• AIM
With the pictures omitted, write out the entries that follow exactly as they stand.
_ _ _ _ _ _ _
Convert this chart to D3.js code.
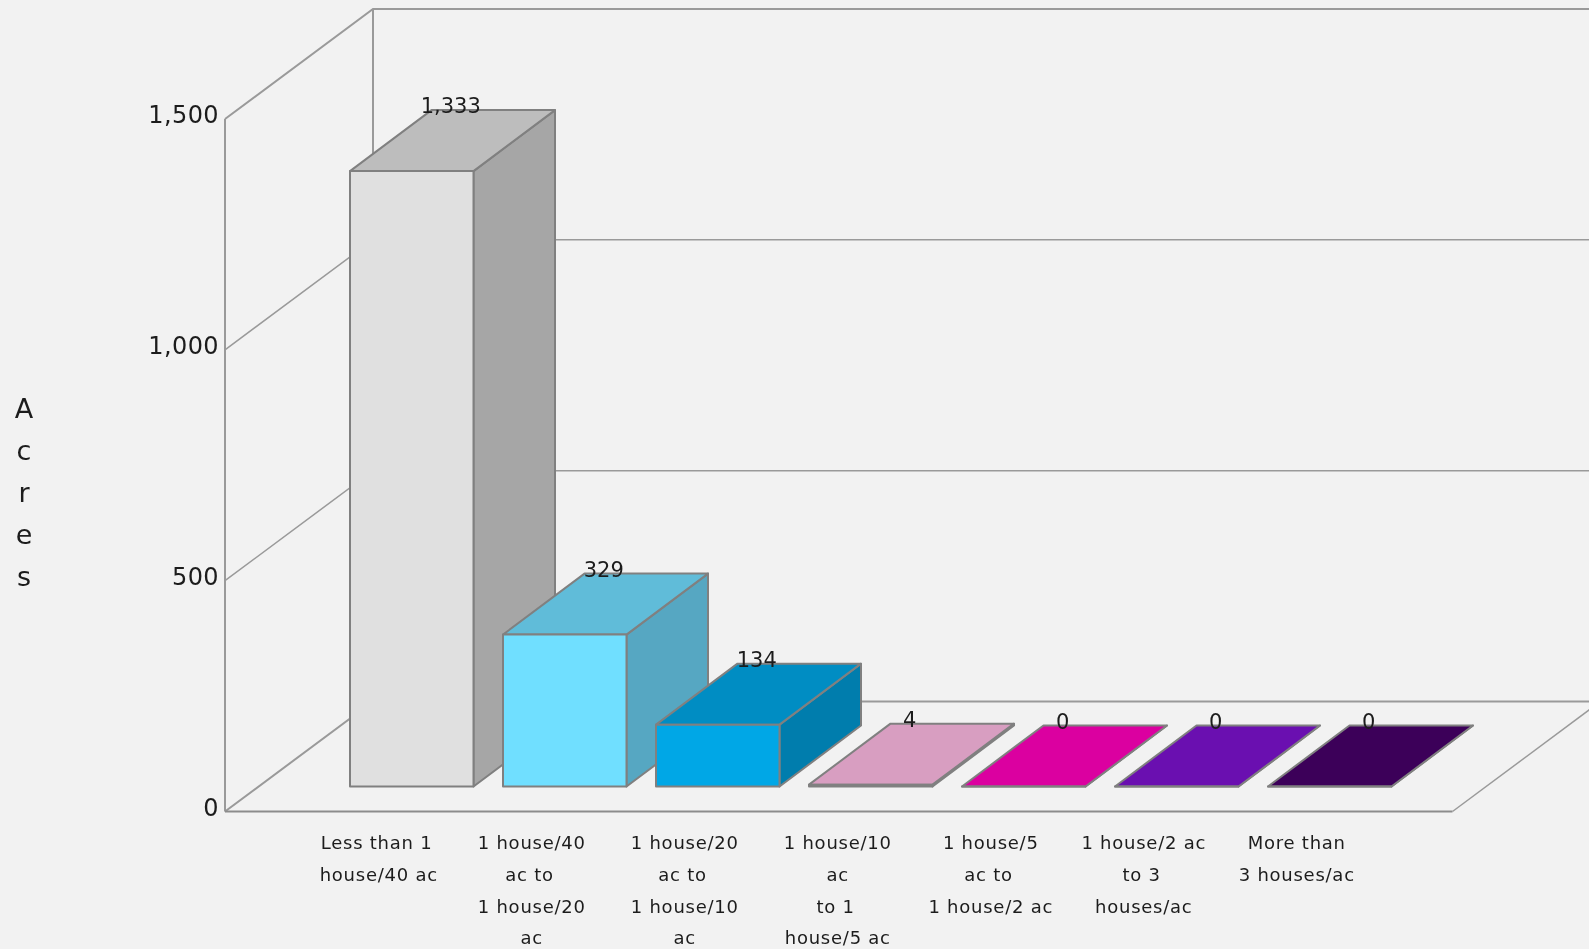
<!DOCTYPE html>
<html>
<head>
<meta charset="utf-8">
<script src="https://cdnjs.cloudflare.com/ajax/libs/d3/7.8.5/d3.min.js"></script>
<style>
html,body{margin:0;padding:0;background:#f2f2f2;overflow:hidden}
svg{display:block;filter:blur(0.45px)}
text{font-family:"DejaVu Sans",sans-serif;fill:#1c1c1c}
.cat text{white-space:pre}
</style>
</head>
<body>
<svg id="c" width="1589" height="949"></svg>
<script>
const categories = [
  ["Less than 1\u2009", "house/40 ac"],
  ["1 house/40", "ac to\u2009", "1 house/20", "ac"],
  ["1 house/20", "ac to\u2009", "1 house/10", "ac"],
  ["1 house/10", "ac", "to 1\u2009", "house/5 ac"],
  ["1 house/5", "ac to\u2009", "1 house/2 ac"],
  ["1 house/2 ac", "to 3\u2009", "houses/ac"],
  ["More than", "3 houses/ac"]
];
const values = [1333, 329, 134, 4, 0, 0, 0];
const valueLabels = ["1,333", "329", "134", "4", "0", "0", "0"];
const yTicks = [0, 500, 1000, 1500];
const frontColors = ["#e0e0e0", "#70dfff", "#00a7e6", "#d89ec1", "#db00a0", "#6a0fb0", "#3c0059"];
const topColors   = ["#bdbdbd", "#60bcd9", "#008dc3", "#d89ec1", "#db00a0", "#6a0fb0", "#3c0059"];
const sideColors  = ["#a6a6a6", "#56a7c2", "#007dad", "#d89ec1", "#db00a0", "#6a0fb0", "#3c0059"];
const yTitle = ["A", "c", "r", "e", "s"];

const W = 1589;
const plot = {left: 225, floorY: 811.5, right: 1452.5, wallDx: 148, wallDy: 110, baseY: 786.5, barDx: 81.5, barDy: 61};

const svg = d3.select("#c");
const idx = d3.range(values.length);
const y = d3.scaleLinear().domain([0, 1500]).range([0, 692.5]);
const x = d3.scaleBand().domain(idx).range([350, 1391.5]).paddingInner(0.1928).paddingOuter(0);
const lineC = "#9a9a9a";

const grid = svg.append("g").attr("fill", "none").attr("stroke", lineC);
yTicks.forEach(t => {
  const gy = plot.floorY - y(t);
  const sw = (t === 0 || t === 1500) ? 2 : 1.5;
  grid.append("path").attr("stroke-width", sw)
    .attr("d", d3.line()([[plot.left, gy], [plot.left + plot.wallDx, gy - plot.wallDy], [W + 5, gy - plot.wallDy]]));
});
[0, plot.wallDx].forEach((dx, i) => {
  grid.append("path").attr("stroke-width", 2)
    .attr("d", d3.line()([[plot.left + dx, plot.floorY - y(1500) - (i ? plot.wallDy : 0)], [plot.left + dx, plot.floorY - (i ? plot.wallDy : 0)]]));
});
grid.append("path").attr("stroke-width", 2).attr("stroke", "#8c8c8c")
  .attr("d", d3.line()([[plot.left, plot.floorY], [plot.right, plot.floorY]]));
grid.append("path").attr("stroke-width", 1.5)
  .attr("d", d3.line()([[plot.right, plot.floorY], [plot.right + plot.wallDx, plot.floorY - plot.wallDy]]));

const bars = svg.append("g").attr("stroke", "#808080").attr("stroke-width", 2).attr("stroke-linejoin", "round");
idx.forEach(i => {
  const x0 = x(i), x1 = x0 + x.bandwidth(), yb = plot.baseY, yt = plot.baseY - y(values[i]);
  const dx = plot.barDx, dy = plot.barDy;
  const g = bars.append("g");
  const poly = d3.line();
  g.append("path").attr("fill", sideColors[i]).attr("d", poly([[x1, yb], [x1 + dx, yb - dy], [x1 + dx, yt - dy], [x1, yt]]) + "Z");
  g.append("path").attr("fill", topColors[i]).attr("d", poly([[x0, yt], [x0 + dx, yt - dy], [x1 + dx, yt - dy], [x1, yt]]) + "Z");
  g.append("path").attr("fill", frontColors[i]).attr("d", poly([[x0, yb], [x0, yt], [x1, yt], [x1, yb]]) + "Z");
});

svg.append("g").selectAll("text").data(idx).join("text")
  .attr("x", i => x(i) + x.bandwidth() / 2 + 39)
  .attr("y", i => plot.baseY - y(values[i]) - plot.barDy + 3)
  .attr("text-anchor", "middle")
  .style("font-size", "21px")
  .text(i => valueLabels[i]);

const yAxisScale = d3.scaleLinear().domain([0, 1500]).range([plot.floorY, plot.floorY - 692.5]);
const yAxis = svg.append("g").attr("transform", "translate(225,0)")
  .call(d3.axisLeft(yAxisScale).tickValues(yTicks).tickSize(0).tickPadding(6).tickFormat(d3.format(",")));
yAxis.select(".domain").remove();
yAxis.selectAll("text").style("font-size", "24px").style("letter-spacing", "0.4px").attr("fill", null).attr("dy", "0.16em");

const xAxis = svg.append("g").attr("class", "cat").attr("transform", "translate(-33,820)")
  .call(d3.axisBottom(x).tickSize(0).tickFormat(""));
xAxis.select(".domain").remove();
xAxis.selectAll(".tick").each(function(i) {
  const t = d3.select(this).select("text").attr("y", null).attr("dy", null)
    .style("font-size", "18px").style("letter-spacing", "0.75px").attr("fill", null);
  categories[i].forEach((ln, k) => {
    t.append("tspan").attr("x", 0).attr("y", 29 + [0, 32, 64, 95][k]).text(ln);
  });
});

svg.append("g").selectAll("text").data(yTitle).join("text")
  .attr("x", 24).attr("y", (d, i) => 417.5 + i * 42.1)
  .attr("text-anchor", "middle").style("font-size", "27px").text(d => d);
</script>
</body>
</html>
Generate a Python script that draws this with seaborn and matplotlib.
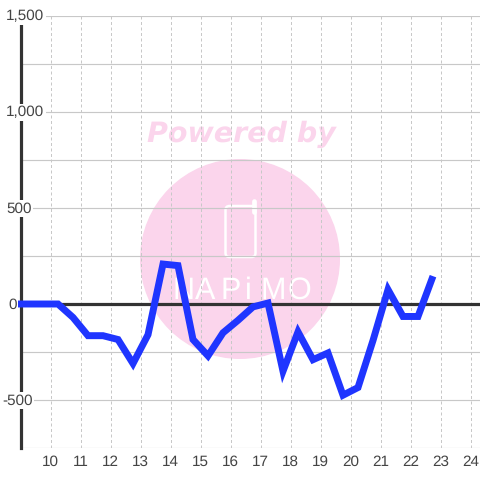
_ _ _ _ _ _ _
• RIGHT ANSWER
Convert this chart to D3.js code.
<!DOCTYPE html>
<html>
<head>
<meta charset="utf-8">
<script src="https://cdnjs.cloudflare.com/ajax/libs/d3/7.8.5/d3.min.js"></script>
<style>
html,body{margin:0;padding:0;background:#f2f2f2;overflow:hidden}
svg{display:block;filter:blur(0.45px)}
text{font-family:"DejaVu Sans",sans-serif;fill:#1c1c1c}
.cat text{white-space:pre}
</style>
</head>
<body>
<svg id="c" width="1589" height="949"></svg>
<script>
const categories = [
  ["Less than 1\u2009", "house/40 ac"],
  ["1 house/40", "ac to\u2009", "1 house/20", "ac"],
  ["1 house/20", "ac to\u2009", "1 house/10", "ac"],
  ["1 house/10", "ac", "to 1\u2009", "house/5 ac"],
  ["1 house/5", "ac to\u2009", "1 house/2 ac"],
  ["1 house/2 ac", "to 3\u2009", "houses/ac"],
  ["More than", "3 houses/ac"]
];
const values = [1333, 329, 134, 4, 0, 0, 0];
const valueLabels = ["1,333", "329", "134", "4", "0", "0", "0"];
const yTicks = [0, 500, 1000, 1500];
const frontColors = ["#e0e0e0", "#70dfff", "#00a7e6", "#d89ec1", "#db00a0", "#6a0fb0", "#3c0059"];
const topColors   = ["#bdbdbd", "#60bcd9", "#008dc3", "#d89ec1", "#db00a0", "#6a0fb0", "#3c0059"];
const sideColors  = ["#a6a6a6", "#56a7c2", "#007dad", "#d89ec1", "#db00a0", "#6a0fb0", "#3c0059"];
const yTitle = ["A", "c", "r", "e", "s"];

const W = 1589;
const plot = {left: 225, floorY: 811.5, right: 1452.5, wallDx: 148, wallDy: 110, baseY: 786.5, barDx: 81.5, barDy: 61};

const svg = d3.select("#c");
const idx = d3.range(values.length);
const y = d3.scaleLinear().domain([0, 1500]).range([0, 692.5]);
const x = d3.scaleBand().domain(idx).range([350, 1391.5]).paddingInner(0.1928).paddingOuter(0);
const lineC = "#9a9a9a";

const grid = svg.append("g").attr("fill", "none").attr("stroke", lineC);
yTicks.forEach(t => {
  const gy = plot.floorY - y(t);
  const sw = (t === 0 || t === 1500) ? 2 : 1.5;
  grid.append("path").attr("stroke-width", sw)
    .attr("d", d3.line()([[plot.left, gy], [plot.left + plot.wallDx, gy - plot.wallDy], [W + 5, gy - plot.wallDy]]));
});
[0, plot.wallDx].forEach((dx, i) => {
  grid.append("path").attr("stroke-width", 2)
    .attr("d", d3.line()([[plot.left + dx, plot.floorY - y(1500) - (i ? plot.wallDy : 0)], [plot.left + dx, plot.floorY - (i ? plot.wallDy : 0)]]));
});
grid.append("path").attr("stroke-width", 2).attr("stroke", "#8c8c8c")
  .attr("d", d3.line()([[plot.left, plot.floorY], [plot.right, plot.floorY]]));
grid.append("path").attr("stroke-width", 1.5)
  .attr("d", d3.line()([[plot.right, plot.floorY], [plot.right + plot.wallDx, plot.floorY - plot.wallDy]]));

const bars = svg.append("g").attr("stroke", "#808080").attr("stroke-width", 2).attr("stroke-linejoin", "round");
idx.forEach(i => {
  const x0 = x(i), x1 = x0 + x.bandwidth(), yb = plot.baseY, yt = plot.baseY - y(values[i]);
  const dx = plot.barDx, dy = plot.barDy;
  const g = bars.append("g");
  const poly = d3.line();
  g.append("path").attr("fill", sideColors[i]).attr("d", poly([[x1, yb], [x1 + dx, yb - dy], [x1 + dx, yt - dy], [x1, yt]]) + "Z");
  g.append("path").attr("fill", topColors[i]).attr("d", poly([[x0, yt], [x0 + dx, yt - dy], [x1 + dx, yt - dy], [x1, yt]]) + "Z");
  g.append("path").attr("fill", frontColors[i]).attr("d", poly([[x0, yb], [x0, yt], [x1, yt], [x1, yb]]) + "Z");
});

svg.append("g").selectAll("text").data(idx).join("text")
  .attr("x", i => x(i) + x.bandwidth() / 2 + 39)
  .attr("y", i => plot.baseY - y(values[i]) - plot.barDy + 3)
  .attr("text-anchor", "middle")
  .style("font-size", "21px")
  .text(i => valueLabels[i]);

const yAxisScale = d3.scaleLinear().domain([0, 1500]).range([plot.floorY, plot.floorY - 692.5]);
const yAxis = svg.append("g").attr("transform", "translate(225,0)")
  .call(d3.axisLeft(yAxisScale).tickValues(yTicks).tickSize(0).tickPadding(6).tickFormat(d3.format(",")));
yAxis.select(".domain").remove();
yAxis.selectAll("text").style("font-size", "24px").style("letter-spacing", "0.4px").attr("fill", null).attr("dy", "0.16em");

const xAxis = svg.append("g").attr("class", "cat").attr("transform", "translate(-33,820)")
  .call(d3.axisBottom(x).tickSize(0).tickFormat(""));
xAxis.select(".domain").remove();
xAxis.selectAll(".tick").each(function(i) {
  const t = d3.select(this).select("text").attr("y", null).attr("dy", null)
    .style("font-size", "18px").style("letter-spacing", "0.75px").attr("fill", null);
  categories[i].forEach((ln, k) => {
    t.append("tspan").attr("x", 0).attr("y", 29 + [0, 32, 64, 95][k]).text(ln);
  });
});

svg.append("g").selectAll("text").data(yTitle).join("text")
  .attr("x", 24).attr("y", (d, i) => 417.5 + i * 42.1)
  .attr("text-anchor", "middle").style("font-size", "27px").text(d => d);
</script>
</body>
</html>
Generate a Python script that draws this with seaborn and matplotlib.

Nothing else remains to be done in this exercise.